= Given material =
*****

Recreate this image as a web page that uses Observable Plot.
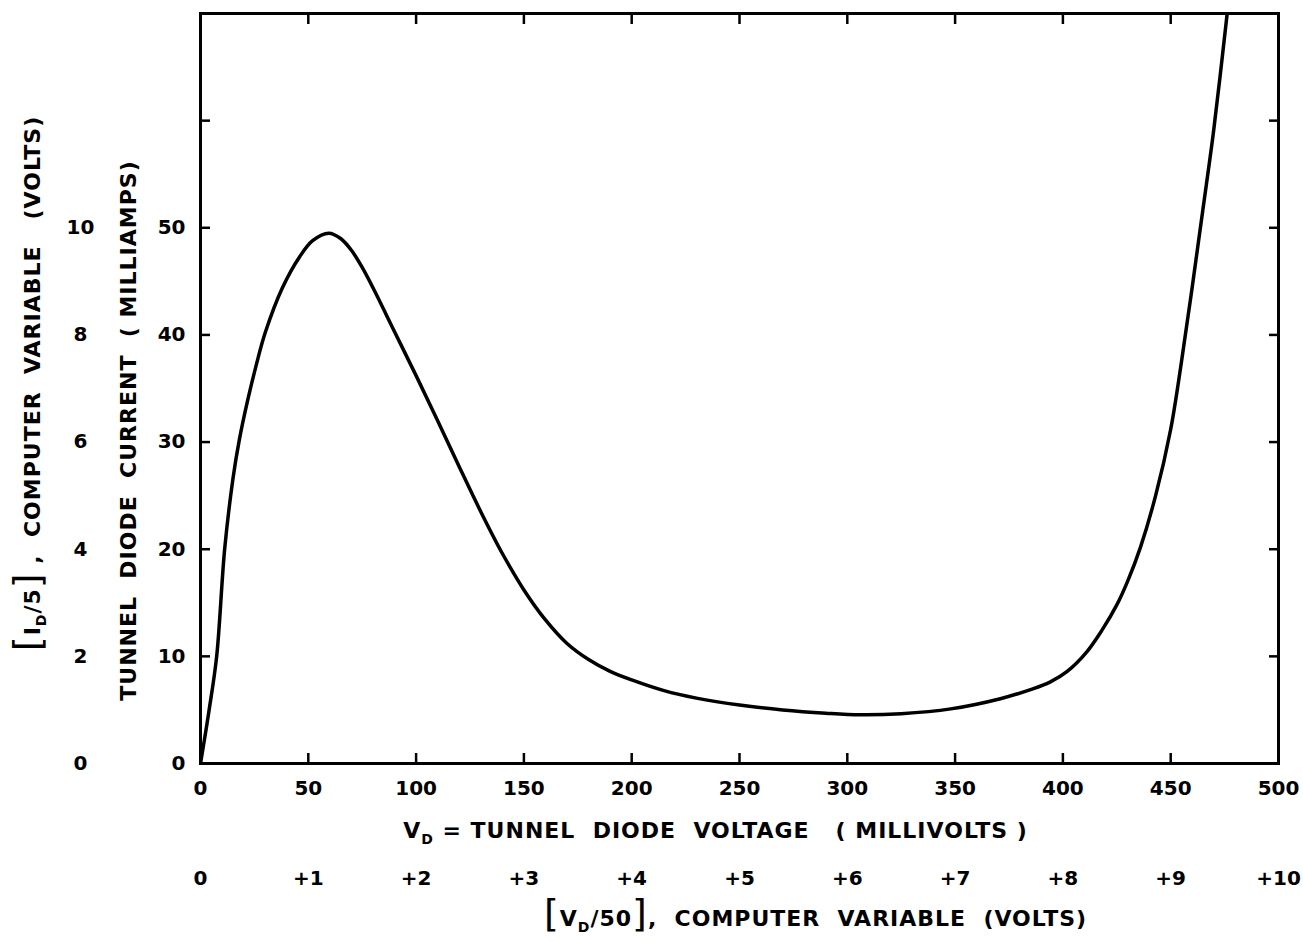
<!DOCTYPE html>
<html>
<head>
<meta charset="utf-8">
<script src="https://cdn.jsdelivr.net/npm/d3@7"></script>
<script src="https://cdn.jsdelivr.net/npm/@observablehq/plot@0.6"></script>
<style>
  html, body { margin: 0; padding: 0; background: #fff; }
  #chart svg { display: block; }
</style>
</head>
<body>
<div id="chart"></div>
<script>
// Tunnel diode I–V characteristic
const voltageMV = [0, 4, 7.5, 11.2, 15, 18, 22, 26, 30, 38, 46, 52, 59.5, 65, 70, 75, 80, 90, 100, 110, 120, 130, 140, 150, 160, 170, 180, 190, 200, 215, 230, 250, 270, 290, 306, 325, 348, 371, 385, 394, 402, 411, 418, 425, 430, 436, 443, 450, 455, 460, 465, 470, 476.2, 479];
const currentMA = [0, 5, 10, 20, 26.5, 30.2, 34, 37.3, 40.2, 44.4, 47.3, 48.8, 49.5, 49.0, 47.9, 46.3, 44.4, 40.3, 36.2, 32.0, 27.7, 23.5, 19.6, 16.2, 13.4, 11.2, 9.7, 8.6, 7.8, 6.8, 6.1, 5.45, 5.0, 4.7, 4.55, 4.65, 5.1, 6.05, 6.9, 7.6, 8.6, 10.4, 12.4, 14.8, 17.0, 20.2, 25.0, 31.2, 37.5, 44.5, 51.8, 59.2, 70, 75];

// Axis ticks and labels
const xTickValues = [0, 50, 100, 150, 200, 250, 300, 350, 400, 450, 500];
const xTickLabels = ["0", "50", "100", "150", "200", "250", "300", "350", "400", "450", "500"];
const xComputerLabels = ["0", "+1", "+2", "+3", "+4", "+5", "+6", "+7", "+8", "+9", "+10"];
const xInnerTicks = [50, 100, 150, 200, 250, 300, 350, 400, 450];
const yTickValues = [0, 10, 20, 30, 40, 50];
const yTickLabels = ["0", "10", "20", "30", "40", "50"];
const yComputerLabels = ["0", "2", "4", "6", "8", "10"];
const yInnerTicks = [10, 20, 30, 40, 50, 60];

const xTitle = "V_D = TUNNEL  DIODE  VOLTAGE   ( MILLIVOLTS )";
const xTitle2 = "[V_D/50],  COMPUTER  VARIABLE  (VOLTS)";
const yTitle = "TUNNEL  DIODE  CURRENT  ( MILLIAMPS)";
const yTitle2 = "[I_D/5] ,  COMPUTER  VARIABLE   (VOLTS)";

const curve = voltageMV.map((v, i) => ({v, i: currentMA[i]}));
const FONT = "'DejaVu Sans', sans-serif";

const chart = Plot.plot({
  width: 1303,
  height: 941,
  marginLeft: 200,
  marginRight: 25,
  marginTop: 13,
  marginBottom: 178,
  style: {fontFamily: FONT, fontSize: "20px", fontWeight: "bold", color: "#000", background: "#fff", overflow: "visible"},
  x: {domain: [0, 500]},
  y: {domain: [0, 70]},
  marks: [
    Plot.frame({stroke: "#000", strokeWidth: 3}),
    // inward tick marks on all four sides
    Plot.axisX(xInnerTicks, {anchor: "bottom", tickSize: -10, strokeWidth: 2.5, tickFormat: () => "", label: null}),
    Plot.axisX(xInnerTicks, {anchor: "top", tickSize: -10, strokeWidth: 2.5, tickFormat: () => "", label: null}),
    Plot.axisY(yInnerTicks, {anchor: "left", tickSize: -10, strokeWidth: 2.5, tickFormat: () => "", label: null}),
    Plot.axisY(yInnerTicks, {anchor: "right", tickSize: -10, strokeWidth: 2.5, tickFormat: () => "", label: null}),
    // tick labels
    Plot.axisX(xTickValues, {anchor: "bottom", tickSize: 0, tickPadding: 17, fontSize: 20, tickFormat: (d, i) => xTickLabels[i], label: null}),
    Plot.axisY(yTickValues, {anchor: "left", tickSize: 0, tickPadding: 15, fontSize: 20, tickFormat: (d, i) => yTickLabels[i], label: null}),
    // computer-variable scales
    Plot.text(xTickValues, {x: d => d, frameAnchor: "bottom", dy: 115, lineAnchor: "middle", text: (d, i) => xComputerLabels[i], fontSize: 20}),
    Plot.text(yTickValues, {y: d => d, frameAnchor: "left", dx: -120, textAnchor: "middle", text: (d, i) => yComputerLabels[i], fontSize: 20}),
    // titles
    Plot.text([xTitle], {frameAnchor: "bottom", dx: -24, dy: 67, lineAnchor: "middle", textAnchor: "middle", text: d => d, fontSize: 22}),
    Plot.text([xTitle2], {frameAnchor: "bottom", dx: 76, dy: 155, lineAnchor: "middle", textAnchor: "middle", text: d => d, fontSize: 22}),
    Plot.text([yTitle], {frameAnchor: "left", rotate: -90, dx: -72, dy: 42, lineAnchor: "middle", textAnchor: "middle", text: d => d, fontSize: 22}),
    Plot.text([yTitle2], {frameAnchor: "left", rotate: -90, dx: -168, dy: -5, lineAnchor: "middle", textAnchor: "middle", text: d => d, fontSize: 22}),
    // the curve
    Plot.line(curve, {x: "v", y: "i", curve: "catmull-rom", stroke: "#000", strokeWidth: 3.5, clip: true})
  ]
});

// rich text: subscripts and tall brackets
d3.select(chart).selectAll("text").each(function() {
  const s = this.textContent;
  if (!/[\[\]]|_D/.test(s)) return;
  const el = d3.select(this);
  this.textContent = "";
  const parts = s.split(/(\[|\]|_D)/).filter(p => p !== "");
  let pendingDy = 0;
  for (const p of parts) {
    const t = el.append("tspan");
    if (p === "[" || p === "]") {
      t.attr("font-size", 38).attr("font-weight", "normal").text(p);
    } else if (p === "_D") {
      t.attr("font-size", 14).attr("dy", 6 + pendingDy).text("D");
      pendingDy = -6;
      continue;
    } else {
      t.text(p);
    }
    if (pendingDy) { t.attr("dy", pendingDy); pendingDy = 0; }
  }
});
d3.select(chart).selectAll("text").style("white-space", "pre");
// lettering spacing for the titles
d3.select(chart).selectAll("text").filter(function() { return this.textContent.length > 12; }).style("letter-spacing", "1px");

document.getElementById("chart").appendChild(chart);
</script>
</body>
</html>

*****

= Exercise description =
Leave the pictures out and output the rest of the listing exactly.

= The completed task =
Recreate this image as a web page that uses Observable Plot.
<!DOCTYPE html>
<html>
<head>
<meta charset="utf-8">
<script src="https://cdn.jsdelivr.net/npm/d3@7"></script>
<script src="https://cdn.jsdelivr.net/npm/@observablehq/plot@0.6"></script>
<style>
  html, body { margin: 0; padding: 0; background: #fff; }
  #chart svg { display: block; }
</style>
</head>
<body>
<div id="chart"></div>
<script>
// Tunnel diode I–V characteristic
const voltageMV = [0, 4, 7.5, 11.2, 15, 18, 22, 26, 30, 38, 46, 52, 59.5, 65, 70, 75, 80, 90, 100, 110, 120, 130, 140, 150, 160, 170, 180, 190, 200, 215, 230, 250, 270, 290, 306, 325, 348, 371, 385, 394, 402, 411, 418, 425, 430, 436, 443, 450, 455, 460, 465, 470, 476.2, 479];
const currentMA = [0, 5, 10, 20, 26.5, 30.2, 34, 37.3, 40.2, 44.4, 47.3, 48.8, 49.5, 49.0, 47.9, 46.3, 44.4, 40.3, 36.2, 32.0, 27.7, 23.5, 19.6, 16.2, 13.4, 11.2, 9.7, 8.6, 7.8, 6.8, 6.1, 5.45, 5.0, 4.7, 4.55, 4.65, 5.1, 6.05, 6.9, 7.6, 8.6, 10.4, 12.4, 14.8, 17.0, 20.2, 25.0, 31.2, 37.5, 44.5, 51.8, 59.2, 70, 75];

// Axis ticks and labels
const xTickValues = [0, 50, 100, 150, 200, 250, 300, 350, 400, 450, 500];
const xTickLabels = ["0", "50", "100", "150", "200", "250", "300", "350", "400", "450", "500"];
const xComputerLabels = ["0", "+1", "+2", "+3", "+4", "+5", "+6", "+7", "+8", "+9", "+10"];
const xInnerTicks = [50, 100, 150, 200, 250, 300, 350, 400, 450];
const yTickValues = [0, 10, 20, 30, 40, 50];
const yTickLabels = ["0", "10", "20", "30", "40", "50"];
const yComputerLabels = ["0", "2", "4", "6", "8", "10"];
const yInnerTicks = [10, 20, 30, 40, 50, 60];

const xTitle = "V_D = TUNNEL  DIODE  VOLTAGE   ( MILLIVOLTS )";
const xTitle2 = "[V_D/50],  COMPUTER  VARIABLE  (VOLTS)";
const yTitle = "TUNNEL  DIODE  CURRENT  ( MILLIAMPS)";
const yTitle2 = "[I_D/5] ,  COMPUTER  VARIABLE   (VOLTS)";

const curve = voltageMV.map((v, i) => ({v, i: currentMA[i]}));
const FONT = "'DejaVu Sans', sans-serif";

const chart = Plot.plot({
  width: 1303,
  height: 941,
  marginLeft: 200,
  marginRight: 25,
  marginTop: 13,
  marginBottom: 178,
  style: {fontFamily: FONT, fontSize: "20px", fontWeight: "bold", color: "#000", background: "#fff", overflow: "visible"},
  x: {domain: [0, 500]},
  y: {domain: [0, 70]},
  marks: [
    Plot.frame({stroke: "#000", strokeWidth: 3}),
    // inward tick marks on all four sides
    Plot.axisX(xInnerTicks, {anchor: "bottom", tickSize: -10, strokeWidth: 2.5, tickFormat: () => "", label: null}),
    Plot.axisX(xInnerTicks, {anchor: "top", tickSize: -10, strokeWidth: 2.5, tickFormat: () => "", label: null}),
    Plot.axisY(yInnerTicks, {anchor: "left", tickSize: -10, strokeWidth: 2.5, tickFormat: () => "", label: null}),
    Plot.axisY(yInnerTicks, {anchor: "right", tickSize: -10, strokeWidth: 2.5, tickFormat: () => "", label: null}),
    // tick labels
    Plot.axisX(xTickValues, {anchor: "bottom", tickSize: 0, tickPadding: 17, fontSize: 20, tickFormat: (d, i) => xTickLabels[i], label: null}),
    Plot.axisY(yTickValues, {anchor: "left", tickSize: 0, tickPadding: 15, fontSize: 20, tickFormat: (d, i) => yTickLabels[i], label: null}),
    // computer-variable scales
    Plot.text(xTickValues, {x: d => d, frameAnchor: "bottom", dy: 115, lineAnchor: "middle", text: (d, i) => xComputerLabels[i], fontSize: 20}),
    Plot.text(yTickValues, {y: d => d, frameAnchor: "left", dx: -120, textAnchor: "middle", text: (d, i) => yComputerLabels[i], fontSize: 20}),
    // titles
    Plot.text([xTitle], {frameAnchor: "bottom", dx: -24, dy: 67, lineAnchor: "middle", textAnchor: "middle", text: d => d, fontSize: 22}),
    Plot.text([xTitle2], {frameAnchor: "bottom", dx: 76, dy: 155, lineAnchor: "middle", textAnchor: "middle", text: d => d, fontSize: 22}),
    Plot.text([yTitle], {frameAnchor: "left", rotate: -90, dx: -72, dy: 42, lineAnchor: "middle", textAnchor: "middle", text: d => d, fontSize: 22}),
    Plot.text([yTitle2], {frameAnchor: "left", rotate: -90, dx: -168, dy: -5, lineAnchor: "middle", textAnchor: "middle", text: d => d, fontSize: 22}),
    // the curve
    Plot.line(curve, {x: "v", y: "i", curve: "catmull-rom", stroke: "#000", strokeWidth: 3.5, clip: true})
  ]
});

// rich text: subscripts and tall brackets
d3.select(chart).selectAll("text").each(function() {
  const s = this.textContent;
  if (!/[\[\]]|_D/.test(s)) return;
  const el = d3.select(this);
  this.textContent = "";
  const parts = s.split(/(\[|\]|_D)/).filter(p => p !== "");
  let pendingDy = 0;
  for (const p of parts) {
    const t = el.append("tspan");
    if (p === "[" || p === "]") {
      t.attr("font-size", 38).attr("font-weight", "normal").text(p);
    } else if (p === "_D") {
      t.attr("font-size", 14).attr("dy", 6 + pendingDy).text("D");
      pendingDy = -6;
      continue;
    } else {
      t.text(p);
    }
    if (pendingDy) { t.attr("dy", pendingDy); pendingDy = 0; }
  }
});
d3.select(chart).selectAll("text").style("white-space", "pre");
// lettering spacing for the titles
d3.select(chart).selectAll("text").filter(function() { return this.textContent.length > 12; }).style("letter-spacing", "1px");

document.getElementById("chart").appendChild(chart);
</script>
</body>
</html>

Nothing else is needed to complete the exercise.